When dictatorships fall, how can societies heal the wounds? Truth commissions are increasingly seen as the way forward. But when do they work best and what structures and rules make them work most effectively? When are they a means to unearth the truth and restore social peace and when are they merely a clever way for politicians to avoid responsibility and a reckoning with the past? Serbia is a test case for all of these issues.
In one respect, the body appointed by President Vojislav Kostunica to examine the crimes of Yugoslavia’s recent past is like South Africa’s successful model: it is called a "Truth and Reconciliation Commission." The resemblance ends there.
South Africa's Truth and Reconciliation Commission was established by legislation after careful consideration by parliament and extensive discussion across the country.
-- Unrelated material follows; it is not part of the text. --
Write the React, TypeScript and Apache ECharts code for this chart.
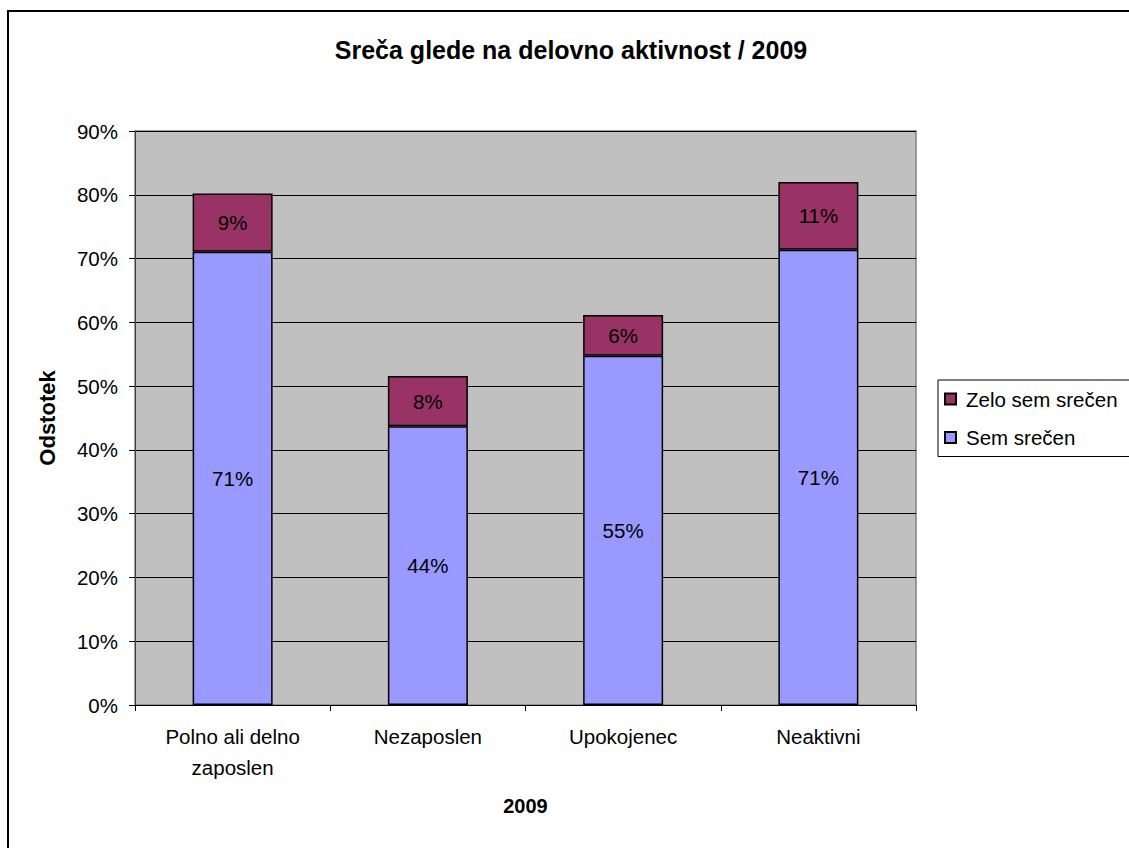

Fourteen months elapsed between the time Justice Minister Dullah Omar announced the government's intention to establish a commission and its signature into law by President Nelson Mandela. The mandate and the operating procedures of the Commission were clearly spelled out. A timetable for the Commission to report was specified. Measures were incorporated to ensure that the Commission would obtain the testimony of perpetrators as well as victims.
Though the South African Cabinet decided that the hearings at which perpetrators would disclose their crimes should be closed, Parliament amended this to require that they should do so in public. Funds were appropriated for the Commission's operations. After the law was signed President Mandela appointed a committee to assist him in identifying those who should serve. 299 names were submitted. The committee held public hearings and selected 25 to forward to President Mandela. He chose 17, appointing Archbishop Desmond Tutu, a man widely acknowledged as South Africa's moral conscience, to chair the Commission.